Skip the pictures and repeat each line of the data exactly.

═════ Source material

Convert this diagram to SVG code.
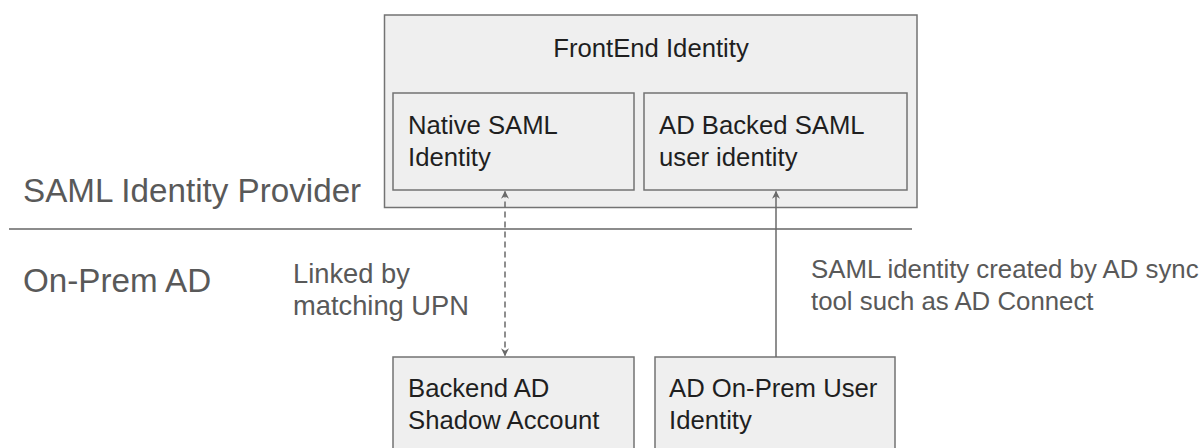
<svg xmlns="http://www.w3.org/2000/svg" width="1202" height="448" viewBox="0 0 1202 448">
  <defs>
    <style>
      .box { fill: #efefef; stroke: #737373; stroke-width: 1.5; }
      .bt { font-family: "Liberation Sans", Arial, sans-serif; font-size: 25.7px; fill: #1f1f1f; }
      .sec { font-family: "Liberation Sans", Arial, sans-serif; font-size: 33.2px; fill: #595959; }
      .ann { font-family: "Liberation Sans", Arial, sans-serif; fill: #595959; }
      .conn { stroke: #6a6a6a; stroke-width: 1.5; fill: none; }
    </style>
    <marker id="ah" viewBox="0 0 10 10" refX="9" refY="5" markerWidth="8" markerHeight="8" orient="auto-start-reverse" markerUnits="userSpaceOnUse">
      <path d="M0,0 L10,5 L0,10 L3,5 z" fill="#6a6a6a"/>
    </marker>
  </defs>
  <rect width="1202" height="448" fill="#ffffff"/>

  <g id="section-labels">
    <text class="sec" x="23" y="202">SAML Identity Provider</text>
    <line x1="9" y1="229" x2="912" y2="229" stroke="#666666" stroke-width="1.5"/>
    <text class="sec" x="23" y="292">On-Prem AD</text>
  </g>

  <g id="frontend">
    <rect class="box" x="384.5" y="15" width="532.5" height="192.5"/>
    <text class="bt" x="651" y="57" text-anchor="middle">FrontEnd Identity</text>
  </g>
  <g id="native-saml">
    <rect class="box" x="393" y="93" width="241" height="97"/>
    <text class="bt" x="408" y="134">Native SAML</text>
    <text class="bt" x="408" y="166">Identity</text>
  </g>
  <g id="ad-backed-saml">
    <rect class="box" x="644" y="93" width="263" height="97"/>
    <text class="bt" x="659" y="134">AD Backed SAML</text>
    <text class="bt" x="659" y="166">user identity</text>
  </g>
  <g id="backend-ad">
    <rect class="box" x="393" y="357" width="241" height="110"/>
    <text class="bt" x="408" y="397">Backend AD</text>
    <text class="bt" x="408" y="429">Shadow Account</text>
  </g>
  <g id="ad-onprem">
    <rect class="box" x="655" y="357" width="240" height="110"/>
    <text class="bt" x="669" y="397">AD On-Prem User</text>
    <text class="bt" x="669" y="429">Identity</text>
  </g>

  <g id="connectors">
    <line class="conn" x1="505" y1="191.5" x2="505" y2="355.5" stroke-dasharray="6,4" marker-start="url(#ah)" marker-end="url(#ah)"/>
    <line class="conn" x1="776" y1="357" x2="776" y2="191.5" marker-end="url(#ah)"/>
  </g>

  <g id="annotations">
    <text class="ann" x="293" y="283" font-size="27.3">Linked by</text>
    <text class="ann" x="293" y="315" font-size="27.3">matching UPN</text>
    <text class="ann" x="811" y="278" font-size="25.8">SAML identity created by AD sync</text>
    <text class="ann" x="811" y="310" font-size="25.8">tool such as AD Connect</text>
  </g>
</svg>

══════════

→ **Exercise result**:
Convert this diagram to SVG code.
<svg xmlns="http://www.w3.org/2000/svg" width="1202" height="448" viewBox="0 0 1202 448">
  <defs>
    <style>
      .box { fill: #efefef; stroke: #737373; stroke-width: 1.5; }
      .bt { font-family: "Liberation Sans", Arial, sans-serif; font-size: 25.7px; fill: #1f1f1f; }
      .sec { font-family: "Liberation Sans", Arial, sans-serif; font-size: 33.2px; fill: #595959; }
      .ann { font-family: "Liberation Sans", Arial, sans-serif; fill: #595959; }
      .conn { stroke: #6a6a6a; stroke-width: 1.5; fill: none; }
    </style>
    <marker id="ah" viewBox="0 0 10 10" refX="9" refY="5" markerWidth="8" markerHeight="8" orient="auto-start-reverse" markerUnits="userSpaceOnUse">
      <path d="M0,0 L10,5 L0,10 L3,5 z" fill="#6a6a6a"/>
    </marker>
  </defs>
  <rect width="1202" height="448" fill="#ffffff"/>

  <g id="section-labels">
    <text class="sec" x="23" y="202">SAML Identity Provider</text>
    <line x1="9" y1="229" x2="912" y2="229" stroke="#666666" stroke-width="1.5"/>
    <text class="sec" x="23" y="292">On-Prem AD</text>
  </g>

  <g id="frontend">
    <rect class="box" x="384.5" y="15" width="532.5" height="192.5"/>
    <text class="bt" x="651" y="57" text-anchor="middle">FrontEnd Identity</text>
  </g>
  <g id="native-saml">
    <rect class="box" x="393" y="93" width="241" height="97"/>
    <text class="bt" x="408" y="134">Native SAML</text>
    <text class="bt" x="408" y="166">Identity</text>
  </g>
  <g id="ad-backed-saml">
    <rect class="box" x="644" y="93" width="263" height="97"/>
    <text class="bt" x="659" y="134">AD Backed SAML</text>
    <text class="bt" x="659" y="166">user identity</text>
  </g>
  <g id="backend-ad">
    <rect class="box" x="393" y="357" width="241" height="110"/>
    <text class="bt" x="408" y="397">Backend AD</text>
    <text class="bt" x="408" y="429">Shadow Account</text>
  </g>
  <g id="ad-onprem">
    <rect class="box" x="655" y="357" width="240" height="110"/>
    <text class="bt" x="669" y="397">AD On-Prem User</text>
    <text class="bt" x="669" y="429">Identity</text>
  </g>

  <g id="connectors">
    <line class="conn" x1="505" y1="191.5" x2="505" y2="355.5" stroke-dasharray="6,4" marker-start="url(#ah)" marker-end="url(#ah)"/>
    <line class="conn" x1="776" y1="357" x2="776" y2="191.5" marker-end="url(#ah)"/>
  </g>

  <g id="annotations">
    <text class="ann" x="293" y="283" font-size="27.3">Linked by</text>
    <text class="ann" x="293" y="315" font-size="27.3">matching UPN</text>
    <text class="ann" x="811" y="278" font-size="25.8">SAML identity created by AD sync</text>
    <text class="ann" x="811" y="310" font-size="25.8">tool such as AD Connect</text>
  </g>
</svg>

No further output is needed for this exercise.